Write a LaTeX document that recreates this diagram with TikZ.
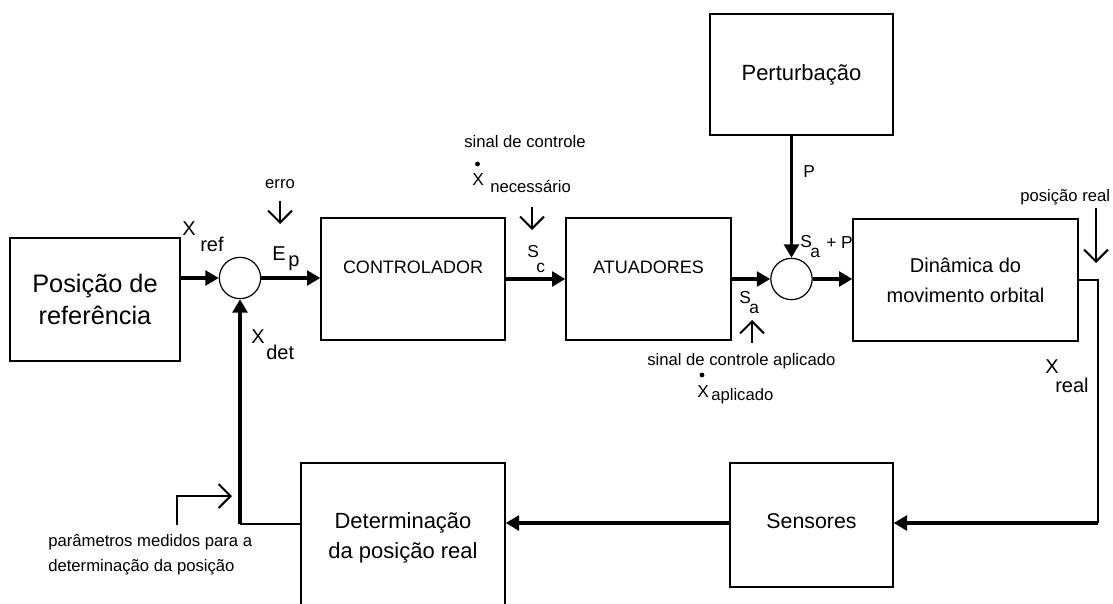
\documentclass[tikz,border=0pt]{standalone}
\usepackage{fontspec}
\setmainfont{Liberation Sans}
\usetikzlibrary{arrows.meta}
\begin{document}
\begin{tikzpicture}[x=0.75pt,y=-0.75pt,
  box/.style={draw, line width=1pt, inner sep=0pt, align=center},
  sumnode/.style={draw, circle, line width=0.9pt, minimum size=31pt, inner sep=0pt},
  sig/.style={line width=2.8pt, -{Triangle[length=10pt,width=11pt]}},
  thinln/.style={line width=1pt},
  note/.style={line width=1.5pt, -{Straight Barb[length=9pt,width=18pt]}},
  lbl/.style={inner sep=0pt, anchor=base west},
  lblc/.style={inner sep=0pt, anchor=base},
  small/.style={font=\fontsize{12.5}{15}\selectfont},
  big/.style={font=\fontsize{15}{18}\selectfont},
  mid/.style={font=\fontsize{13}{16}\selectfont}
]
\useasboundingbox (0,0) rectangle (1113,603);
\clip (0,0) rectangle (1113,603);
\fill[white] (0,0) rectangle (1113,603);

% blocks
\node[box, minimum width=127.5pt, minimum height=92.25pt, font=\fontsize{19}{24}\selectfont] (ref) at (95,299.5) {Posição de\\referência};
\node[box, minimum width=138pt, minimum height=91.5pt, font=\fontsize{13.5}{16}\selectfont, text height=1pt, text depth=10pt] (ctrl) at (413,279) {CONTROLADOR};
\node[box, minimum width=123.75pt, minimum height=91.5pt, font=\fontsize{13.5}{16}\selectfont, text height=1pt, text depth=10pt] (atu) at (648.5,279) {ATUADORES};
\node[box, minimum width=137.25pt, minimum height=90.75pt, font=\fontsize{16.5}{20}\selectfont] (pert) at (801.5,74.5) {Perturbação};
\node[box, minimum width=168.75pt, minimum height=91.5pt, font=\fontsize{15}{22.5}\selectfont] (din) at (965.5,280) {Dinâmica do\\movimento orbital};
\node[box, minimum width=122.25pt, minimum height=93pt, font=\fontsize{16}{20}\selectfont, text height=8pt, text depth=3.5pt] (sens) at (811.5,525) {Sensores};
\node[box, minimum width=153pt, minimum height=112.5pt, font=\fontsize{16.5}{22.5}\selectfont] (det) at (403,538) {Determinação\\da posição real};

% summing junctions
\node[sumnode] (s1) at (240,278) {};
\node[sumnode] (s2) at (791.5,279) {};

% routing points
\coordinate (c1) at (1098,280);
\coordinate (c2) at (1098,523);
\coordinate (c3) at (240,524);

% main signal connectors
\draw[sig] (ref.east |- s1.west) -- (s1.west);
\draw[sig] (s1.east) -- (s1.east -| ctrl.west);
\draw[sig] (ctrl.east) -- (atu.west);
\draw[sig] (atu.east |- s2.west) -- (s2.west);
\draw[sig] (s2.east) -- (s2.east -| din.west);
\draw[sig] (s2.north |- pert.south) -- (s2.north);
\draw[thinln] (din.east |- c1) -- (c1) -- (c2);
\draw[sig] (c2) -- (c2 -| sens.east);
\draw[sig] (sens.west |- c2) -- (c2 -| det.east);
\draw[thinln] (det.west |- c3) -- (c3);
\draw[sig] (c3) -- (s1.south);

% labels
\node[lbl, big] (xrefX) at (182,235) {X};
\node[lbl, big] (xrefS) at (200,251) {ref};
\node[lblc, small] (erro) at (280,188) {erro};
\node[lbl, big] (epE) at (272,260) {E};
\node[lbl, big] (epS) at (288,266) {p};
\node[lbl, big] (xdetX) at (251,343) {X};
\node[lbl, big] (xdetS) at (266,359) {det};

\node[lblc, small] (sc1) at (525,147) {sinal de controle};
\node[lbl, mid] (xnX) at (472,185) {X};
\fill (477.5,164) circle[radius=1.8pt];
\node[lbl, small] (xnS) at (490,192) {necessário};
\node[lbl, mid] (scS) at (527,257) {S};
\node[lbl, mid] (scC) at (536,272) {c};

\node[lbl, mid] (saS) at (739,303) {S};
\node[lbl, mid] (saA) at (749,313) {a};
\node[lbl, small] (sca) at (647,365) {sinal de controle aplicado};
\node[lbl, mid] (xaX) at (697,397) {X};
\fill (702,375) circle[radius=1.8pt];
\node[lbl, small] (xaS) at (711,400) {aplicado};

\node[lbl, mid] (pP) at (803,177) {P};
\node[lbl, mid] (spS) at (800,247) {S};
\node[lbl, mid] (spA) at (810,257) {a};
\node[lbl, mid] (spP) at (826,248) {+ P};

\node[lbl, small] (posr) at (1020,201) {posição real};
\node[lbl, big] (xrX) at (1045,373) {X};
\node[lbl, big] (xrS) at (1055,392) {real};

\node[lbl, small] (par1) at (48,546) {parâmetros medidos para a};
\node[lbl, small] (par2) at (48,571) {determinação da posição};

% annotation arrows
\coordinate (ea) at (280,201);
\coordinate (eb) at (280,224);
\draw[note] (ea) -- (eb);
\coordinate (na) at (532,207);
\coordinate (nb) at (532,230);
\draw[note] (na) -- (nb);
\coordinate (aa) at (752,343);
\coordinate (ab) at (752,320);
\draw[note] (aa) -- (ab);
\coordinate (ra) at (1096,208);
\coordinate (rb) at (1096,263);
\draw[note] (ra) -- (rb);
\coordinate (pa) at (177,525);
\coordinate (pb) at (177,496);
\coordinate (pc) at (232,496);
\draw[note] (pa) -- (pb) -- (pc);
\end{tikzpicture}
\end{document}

* * *

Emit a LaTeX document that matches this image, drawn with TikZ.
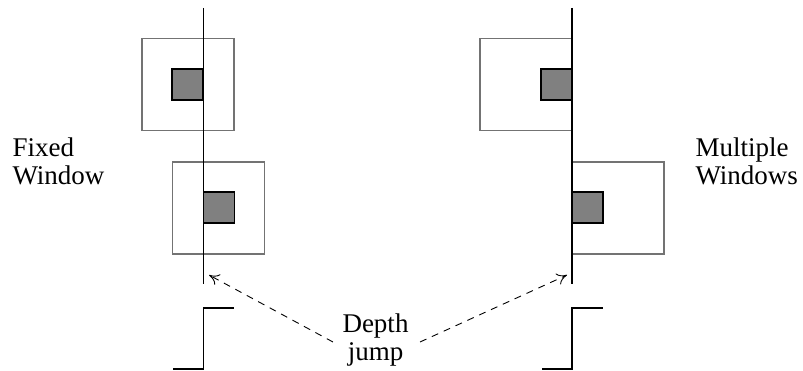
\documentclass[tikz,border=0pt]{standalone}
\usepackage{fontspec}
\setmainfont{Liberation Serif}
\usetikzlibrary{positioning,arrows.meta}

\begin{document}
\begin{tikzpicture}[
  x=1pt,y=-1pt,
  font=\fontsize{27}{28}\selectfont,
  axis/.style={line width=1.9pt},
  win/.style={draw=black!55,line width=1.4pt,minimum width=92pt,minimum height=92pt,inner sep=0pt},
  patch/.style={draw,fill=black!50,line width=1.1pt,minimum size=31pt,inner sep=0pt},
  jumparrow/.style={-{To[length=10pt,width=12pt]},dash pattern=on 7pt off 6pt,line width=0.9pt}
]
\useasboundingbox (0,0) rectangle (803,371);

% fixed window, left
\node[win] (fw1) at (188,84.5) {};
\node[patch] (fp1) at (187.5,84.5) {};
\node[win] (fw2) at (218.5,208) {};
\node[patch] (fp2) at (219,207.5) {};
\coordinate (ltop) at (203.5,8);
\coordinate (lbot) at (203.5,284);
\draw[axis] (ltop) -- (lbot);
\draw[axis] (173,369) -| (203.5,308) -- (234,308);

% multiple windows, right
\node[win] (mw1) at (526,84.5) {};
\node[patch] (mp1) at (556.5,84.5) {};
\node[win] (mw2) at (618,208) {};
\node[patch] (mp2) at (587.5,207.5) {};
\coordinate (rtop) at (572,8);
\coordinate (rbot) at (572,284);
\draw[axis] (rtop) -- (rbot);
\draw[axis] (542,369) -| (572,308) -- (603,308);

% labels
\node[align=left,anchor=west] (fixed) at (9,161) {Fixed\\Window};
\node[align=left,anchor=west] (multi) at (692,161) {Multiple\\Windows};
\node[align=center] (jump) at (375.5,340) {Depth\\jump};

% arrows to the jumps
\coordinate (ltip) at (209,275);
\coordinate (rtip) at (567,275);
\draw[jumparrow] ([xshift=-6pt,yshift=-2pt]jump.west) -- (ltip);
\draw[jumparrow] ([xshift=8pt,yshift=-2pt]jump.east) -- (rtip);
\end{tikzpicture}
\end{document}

==

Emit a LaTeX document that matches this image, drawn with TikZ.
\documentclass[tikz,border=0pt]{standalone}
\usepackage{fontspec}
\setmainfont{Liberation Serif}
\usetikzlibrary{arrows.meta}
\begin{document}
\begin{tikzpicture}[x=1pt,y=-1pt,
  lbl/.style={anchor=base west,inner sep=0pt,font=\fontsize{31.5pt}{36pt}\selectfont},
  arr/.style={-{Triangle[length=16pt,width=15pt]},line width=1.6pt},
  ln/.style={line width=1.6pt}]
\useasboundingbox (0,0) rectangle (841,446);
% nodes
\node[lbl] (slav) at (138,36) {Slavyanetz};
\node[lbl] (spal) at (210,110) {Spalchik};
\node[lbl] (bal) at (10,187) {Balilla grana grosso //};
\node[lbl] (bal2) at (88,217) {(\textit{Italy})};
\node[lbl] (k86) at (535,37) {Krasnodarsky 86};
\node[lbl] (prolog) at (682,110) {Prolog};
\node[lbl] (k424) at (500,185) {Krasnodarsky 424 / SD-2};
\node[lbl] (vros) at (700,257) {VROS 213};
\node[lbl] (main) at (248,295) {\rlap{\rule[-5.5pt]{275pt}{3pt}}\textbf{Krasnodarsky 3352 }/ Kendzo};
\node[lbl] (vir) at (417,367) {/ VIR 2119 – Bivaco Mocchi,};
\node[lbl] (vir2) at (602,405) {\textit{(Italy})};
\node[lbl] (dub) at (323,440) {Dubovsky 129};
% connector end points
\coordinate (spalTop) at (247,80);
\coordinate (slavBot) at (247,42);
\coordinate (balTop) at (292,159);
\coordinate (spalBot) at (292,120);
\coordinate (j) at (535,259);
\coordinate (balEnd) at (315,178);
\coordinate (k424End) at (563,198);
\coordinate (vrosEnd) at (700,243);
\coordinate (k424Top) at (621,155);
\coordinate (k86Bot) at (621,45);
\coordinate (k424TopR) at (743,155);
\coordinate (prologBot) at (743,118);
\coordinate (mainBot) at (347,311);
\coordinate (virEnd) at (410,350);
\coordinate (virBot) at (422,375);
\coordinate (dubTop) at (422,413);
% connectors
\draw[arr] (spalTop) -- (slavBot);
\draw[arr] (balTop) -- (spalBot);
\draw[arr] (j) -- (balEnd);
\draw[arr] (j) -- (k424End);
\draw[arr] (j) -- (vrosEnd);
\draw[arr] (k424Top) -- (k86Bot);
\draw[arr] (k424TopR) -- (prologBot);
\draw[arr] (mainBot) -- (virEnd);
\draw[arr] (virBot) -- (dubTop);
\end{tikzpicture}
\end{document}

■ The task
In the entries above, find the line that contains "Write a LaTeX" and the line that contains "minimum width=153pt, minimum". Reproduce exactly those two lines and every line between them, but not the pictures.

■ Output below
Write a LaTeX document that recreates this diagram with TikZ.
\documentclass[tikz,border=0pt]{standalone}
\usepackage{fontspec}
\setmainfont{Liberation Sans}
\usetikzlibrary{arrows.meta}
\begin{document}
\begin{tikzpicture}[x=0.75pt,y=-0.75pt,
  box/.style={draw, line width=1pt, inner sep=0pt, align=center},
  sumnode/.style={draw, circle, line width=0.9pt, minimum size=31pt, inner sep=0pt},
  sig/.style={line width=2.8pt, -{Triangle[length=10pt,width=11pt]}},
  thinln/.style={line width=1pt},
  note/.style={line width=1.5pt, -{Straight Barb[length=9pt,width=18pt]}},
  lbl/.style={inner sep=0pt, anchor=base west},
  lblc/.style={inner sep=0pt, anchor=base},
  small/.style={font=\fontsize{12.5}{15}\selectfont},
  big/.style={font=\fontsize{15}{18}\selectfont},
  mid/.style={font=\fontsize{13}{16}\selectfont}
]
\useasboundingbox (0,0) rectangle (1113,603);
\clip (0,0) rectangle (1113,603);
\fill[white] (0,0) rectangle (1113,603);

% blocks
\node[box, minimum width=127.5pt, minimum height=92.25pt, font=\fontsize{19}{24}\selectfont] (ref) at (95,299.5) {Posição de\\referência};
\node[box, minimum width=138pt, minimum height=91.5pt, font=\fontsize{13.5}{16}\selectfont, text height=1pt, text depth=10pt] (ctrl) at (413,279) {CONTROLADOR};
\node[box, minimum width=123.75pt, minimum height=91.5pt, font=\fontsize{13.5}{16}\selectfont, text height=1pt, text depth=10pt] (atu) at (648.5,279) {ATUADORES};
\node[box, minimum width=137.25pt, minimum height=90.75pt, font=\fontsize{16.5}{20}\selectfont] (pert) at (801.5,74.5) {Perturbação};
\node[box, minimum width=168.75pt, minimum height=91.5pt, font=\fontsize{15}{22.5}\selectfont] (din) at (965.5,280) {Dinâmica do\\movimento orbital};
\node[box, minimum width=122.25pt, minimum height=93pt, font=\fontsize{16}{20}\selectfont, text height=8pt, text depth=3.5pt] (sens) at (811.5,525) {Sensores};
\node[box, minimum width=153pt, minimum height=112.5pt, font=\fontsize{16.5}{22.5}\selectfont] (det) at (403,538) {Determinação\\da posição real};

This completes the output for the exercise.